Labor Day is a U.S. national holiday held the first Monday every September, meaning this year it falls on September 4th.
Aside from shopping or barbecuing, Labor Day is without rituals. For the most part, the day merely marks the last weekend of summer and the start of school. However, the day was originally intended for something altogether different. The holiday’s purpose and meaning extends beyond an end-of-summer celebration; it was created as a means to unify union workers and reduce work time.
History of Labor Day
Back in 1882, the first Labor Day took place in New York City under the direction of the city’s Central Labor Union. At this time, unions were weak in that they were largely divided and consisted of only a small fraction of the workforce. As such, the Central labor Union and other organizations sought to unite the small unions so that they could achieve more power and influence. By bringing the unions together, the first Labor Day organizers believed that workers – no matter their industry or job type – could come together and recognize their common interests – the common interest being too much time on the job.
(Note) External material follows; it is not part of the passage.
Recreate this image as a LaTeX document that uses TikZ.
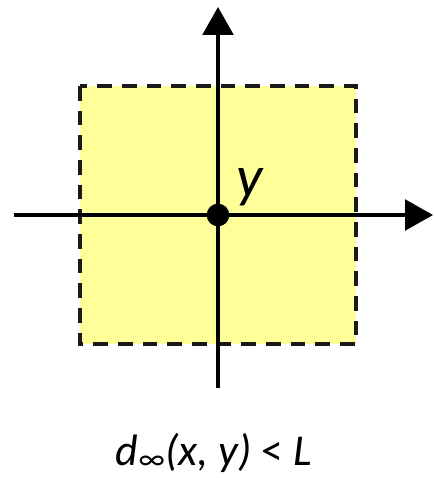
\documentclass[tikz,border=0pt]{standalone}
\usepackage{fontspec}
\setmainfont{Carlito}
\definecolor{boxyellow}{HTML}{FFFF99}
\definecolor{axisgray}{HTML}{1A1A1A}
\usetikzlibrary{arrows.meta, positioning}

\begin{document}
\begin{tikzpicture}[
  x=0.75pt, y=-0.75pt,
  region/.style={draw=axisgray, fill=boxyellow,
                 dash pattern=on 11pt off 7.5pt, line width=3pt},
  axis/.style={-{Triangle[length=21pt, width=23pt]}, line width=2.6pt,
               color=black},
  pointdot/.style={circle, fill=black, inner sep=0pt, minimum size=17pt},
  lbl/.style={inner sep=0pt, font=\itshape}
]
  \useasboundingbox (0,0) rectangle (433,478);

  % neighbourhood square
  \draw[region] (80,86) rectangle (356,344);

  % axes
  \coordinate (xstart) at (14,215);
  \coordinate (xend)   at (433,215);
  \coordinate (ystart) at (218,388);
  \coordinate (yend)   at (218,7);
  \draw[axis] (xstart) -- (xend);
  \draw[axis] (ystart) -- (yend);

  \node[pointdot] (pt) at (218,215) {};
  \node[lbl, font=\fontsize{44}{46}\selectfont\itshape,
        anchor=base west] (ylabel) at (236,196) {y};

  \node[lbl, font=\fontsize{33}{38}\selectfont,
        anchor=base] (cond) at (214,465)
    {\textit{d}\textsubscript{∞}\textit{(x, y)} < \textit{L}};
\end{tikzpicture}
\end{document}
In the 1830s, the average manufacturing worker put in 70-hour weeks. Though the 70-hour workweek was reduced in 1890, workers still put in long hours, totaling 60-hours per week. Instead of working 9 or 10 hours seven days a week, union organizers focused on getting 8-hour work days on six days a week. They also wanted to get workers more days off, such as the Labor Day holiday.
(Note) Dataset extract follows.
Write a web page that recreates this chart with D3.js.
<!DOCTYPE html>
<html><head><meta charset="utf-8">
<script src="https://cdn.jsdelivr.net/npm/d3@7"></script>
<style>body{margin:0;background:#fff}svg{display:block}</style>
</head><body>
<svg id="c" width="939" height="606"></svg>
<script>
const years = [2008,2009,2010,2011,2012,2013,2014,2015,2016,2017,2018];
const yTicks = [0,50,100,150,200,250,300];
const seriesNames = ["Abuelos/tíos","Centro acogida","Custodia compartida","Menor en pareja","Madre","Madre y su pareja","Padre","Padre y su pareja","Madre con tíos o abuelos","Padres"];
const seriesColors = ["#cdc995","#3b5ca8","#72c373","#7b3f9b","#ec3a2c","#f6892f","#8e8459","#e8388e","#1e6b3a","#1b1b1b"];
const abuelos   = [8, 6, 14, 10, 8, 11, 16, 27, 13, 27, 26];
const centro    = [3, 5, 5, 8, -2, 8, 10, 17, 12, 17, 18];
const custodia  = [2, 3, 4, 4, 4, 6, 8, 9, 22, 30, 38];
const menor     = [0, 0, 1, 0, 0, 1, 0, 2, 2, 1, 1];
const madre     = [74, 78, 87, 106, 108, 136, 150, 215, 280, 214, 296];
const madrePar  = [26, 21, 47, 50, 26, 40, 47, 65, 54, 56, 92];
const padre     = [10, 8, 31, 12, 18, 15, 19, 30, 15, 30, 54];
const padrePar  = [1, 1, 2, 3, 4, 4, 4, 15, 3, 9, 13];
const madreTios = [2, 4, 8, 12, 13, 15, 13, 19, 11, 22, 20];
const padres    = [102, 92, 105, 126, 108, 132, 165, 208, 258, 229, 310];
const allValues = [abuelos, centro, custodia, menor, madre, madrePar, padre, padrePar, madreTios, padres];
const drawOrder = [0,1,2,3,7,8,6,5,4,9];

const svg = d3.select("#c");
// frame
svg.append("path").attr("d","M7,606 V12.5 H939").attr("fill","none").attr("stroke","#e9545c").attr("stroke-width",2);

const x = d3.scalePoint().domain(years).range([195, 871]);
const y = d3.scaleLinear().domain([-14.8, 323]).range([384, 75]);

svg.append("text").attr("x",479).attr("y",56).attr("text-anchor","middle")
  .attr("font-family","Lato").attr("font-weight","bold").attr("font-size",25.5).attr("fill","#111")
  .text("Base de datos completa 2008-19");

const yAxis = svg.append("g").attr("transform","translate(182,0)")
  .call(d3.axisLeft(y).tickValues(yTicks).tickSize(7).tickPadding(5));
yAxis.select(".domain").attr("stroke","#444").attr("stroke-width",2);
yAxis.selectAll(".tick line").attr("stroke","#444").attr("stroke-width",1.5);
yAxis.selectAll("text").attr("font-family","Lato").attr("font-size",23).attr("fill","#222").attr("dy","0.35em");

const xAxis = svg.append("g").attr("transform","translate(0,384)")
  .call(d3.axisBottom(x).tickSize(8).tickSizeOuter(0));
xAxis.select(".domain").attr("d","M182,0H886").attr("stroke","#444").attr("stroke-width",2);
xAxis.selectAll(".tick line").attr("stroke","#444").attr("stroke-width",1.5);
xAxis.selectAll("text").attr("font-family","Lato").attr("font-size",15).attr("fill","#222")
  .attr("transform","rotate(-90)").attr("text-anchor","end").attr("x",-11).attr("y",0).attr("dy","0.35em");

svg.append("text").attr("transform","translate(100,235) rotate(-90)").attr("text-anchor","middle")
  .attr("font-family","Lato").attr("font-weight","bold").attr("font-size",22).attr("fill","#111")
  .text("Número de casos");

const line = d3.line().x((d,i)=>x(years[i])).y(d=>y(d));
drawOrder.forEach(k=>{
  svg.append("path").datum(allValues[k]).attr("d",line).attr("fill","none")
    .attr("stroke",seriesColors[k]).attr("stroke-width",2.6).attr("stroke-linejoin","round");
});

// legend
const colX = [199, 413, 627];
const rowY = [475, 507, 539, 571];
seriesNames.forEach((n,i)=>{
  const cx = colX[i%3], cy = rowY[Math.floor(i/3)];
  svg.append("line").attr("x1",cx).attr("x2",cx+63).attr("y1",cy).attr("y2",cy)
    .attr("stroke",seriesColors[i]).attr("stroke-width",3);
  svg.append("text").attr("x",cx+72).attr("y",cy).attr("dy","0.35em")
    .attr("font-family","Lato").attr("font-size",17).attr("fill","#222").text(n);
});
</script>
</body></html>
However, there was one problem: neither the government nor any company recognized the first Monday in September as a day off work. In response, the organizers declared a one-day strike in the city. All participants marched in a parade and then adjourned together afterwards for a picnic. The event was described by the New York Tribune as a long political barbecue with “rather dull speeches.” So yes, barbecues are an integral component of the holiday, but don’t forget the reason behind the barbecue!
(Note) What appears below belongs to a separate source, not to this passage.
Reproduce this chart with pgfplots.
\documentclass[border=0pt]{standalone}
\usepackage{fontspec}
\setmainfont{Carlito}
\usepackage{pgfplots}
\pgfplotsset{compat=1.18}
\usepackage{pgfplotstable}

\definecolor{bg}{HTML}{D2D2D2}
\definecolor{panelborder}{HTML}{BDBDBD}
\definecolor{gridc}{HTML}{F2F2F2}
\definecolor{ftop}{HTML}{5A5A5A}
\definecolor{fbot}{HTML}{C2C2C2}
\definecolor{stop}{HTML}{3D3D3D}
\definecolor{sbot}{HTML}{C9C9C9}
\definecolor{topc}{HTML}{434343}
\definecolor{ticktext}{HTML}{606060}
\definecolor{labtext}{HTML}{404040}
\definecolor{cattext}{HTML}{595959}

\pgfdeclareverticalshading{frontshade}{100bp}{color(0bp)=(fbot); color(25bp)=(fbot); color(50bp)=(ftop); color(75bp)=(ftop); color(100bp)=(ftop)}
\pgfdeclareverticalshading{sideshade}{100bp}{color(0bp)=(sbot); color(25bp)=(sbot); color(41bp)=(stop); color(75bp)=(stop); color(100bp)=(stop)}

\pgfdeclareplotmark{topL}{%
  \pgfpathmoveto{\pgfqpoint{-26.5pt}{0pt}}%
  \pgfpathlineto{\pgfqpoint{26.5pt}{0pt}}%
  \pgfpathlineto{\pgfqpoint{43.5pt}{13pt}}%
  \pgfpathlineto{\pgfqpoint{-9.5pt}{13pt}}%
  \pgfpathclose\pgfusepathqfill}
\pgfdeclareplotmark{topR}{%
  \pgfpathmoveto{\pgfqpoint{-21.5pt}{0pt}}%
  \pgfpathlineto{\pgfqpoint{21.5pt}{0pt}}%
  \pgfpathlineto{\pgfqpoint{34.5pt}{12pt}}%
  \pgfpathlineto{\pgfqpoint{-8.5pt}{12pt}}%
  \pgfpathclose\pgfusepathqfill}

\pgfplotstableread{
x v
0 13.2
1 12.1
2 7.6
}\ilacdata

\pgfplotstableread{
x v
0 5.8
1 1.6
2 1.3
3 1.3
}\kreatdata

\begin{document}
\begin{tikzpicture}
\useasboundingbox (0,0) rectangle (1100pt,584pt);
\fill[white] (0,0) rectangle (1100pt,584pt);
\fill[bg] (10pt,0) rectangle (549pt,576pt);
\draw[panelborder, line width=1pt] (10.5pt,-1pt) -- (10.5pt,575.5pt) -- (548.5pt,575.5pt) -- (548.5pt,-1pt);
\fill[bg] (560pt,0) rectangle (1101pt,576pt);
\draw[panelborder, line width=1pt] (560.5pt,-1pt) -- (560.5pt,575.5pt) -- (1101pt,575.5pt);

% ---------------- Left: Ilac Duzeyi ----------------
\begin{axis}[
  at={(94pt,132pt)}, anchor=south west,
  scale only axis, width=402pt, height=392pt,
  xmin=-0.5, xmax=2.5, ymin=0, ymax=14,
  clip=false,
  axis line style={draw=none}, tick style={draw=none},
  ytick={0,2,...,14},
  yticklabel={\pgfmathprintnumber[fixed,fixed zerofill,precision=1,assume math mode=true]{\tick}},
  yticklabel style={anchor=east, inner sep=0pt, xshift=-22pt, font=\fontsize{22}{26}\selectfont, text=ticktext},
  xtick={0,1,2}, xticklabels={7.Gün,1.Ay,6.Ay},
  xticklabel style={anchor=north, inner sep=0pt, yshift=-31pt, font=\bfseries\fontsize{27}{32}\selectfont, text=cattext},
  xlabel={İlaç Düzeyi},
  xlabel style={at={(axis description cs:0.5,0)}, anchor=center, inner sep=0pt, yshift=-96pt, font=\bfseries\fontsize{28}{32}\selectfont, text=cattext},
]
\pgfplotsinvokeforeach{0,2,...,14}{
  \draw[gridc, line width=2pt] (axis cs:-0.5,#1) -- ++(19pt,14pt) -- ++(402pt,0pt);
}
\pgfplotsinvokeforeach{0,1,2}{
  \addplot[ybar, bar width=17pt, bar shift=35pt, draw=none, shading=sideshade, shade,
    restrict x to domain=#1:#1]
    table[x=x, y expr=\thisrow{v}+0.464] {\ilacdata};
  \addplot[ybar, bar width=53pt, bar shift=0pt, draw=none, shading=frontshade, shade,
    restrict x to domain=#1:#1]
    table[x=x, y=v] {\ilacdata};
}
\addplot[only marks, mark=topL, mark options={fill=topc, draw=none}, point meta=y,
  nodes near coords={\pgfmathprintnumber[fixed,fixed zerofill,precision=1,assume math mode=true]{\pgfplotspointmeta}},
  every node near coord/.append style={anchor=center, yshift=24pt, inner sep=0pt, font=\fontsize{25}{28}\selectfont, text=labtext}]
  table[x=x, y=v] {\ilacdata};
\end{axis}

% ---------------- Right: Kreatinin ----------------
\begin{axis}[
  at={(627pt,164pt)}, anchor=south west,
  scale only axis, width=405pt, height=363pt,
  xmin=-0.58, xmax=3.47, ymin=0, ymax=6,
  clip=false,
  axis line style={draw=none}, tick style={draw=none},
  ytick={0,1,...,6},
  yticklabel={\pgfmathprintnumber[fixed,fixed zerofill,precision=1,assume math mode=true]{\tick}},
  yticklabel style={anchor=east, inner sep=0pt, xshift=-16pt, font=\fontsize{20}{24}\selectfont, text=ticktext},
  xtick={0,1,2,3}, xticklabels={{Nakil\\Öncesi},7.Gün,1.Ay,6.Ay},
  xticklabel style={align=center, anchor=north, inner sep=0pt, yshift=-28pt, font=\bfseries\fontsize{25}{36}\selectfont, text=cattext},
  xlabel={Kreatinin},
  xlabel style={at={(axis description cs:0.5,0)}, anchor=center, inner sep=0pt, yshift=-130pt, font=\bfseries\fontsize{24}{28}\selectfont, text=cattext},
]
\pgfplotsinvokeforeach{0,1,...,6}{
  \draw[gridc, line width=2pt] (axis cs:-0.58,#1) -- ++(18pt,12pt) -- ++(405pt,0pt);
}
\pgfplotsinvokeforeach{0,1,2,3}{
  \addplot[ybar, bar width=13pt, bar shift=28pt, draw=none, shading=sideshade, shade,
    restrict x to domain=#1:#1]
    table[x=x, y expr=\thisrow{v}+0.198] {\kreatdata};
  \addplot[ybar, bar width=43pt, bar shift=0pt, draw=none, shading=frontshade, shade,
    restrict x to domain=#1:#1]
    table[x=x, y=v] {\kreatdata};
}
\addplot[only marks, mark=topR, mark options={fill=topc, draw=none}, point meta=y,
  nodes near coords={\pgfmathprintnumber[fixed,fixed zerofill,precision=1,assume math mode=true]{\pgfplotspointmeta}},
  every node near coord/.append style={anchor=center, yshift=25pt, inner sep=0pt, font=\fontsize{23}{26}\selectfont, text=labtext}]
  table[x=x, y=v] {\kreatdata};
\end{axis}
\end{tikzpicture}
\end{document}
Celebrate the Meaning of Labor Day
Remember and thank the men who worked tirelessly to give us 40-hour work weeks. We have weekends thanks to them! And though the issue that inspired this holiday may seem resolved, the problem is actually coming back, likely due to technology. Instead of unplugging after a hard day’s work, workers stay connected. This is especially a problem for highly skilled white-collar workers. Use Labor Day as a time to reflect on your working habits. If you work all the time and never take a vacation, then start a new ritual that honors the original spirit of Labor Day. In the words of Donna Meagle from Parks and Recreation, “Treat yo self.” Give yourself the day off – a real day off, meaning you’re disconnected from any work devices. Shut it all off – your phone, computer, tablet, etc. Enjoy some time with your friends and family without any distractions while barbecuing like the original participants did over a century ago!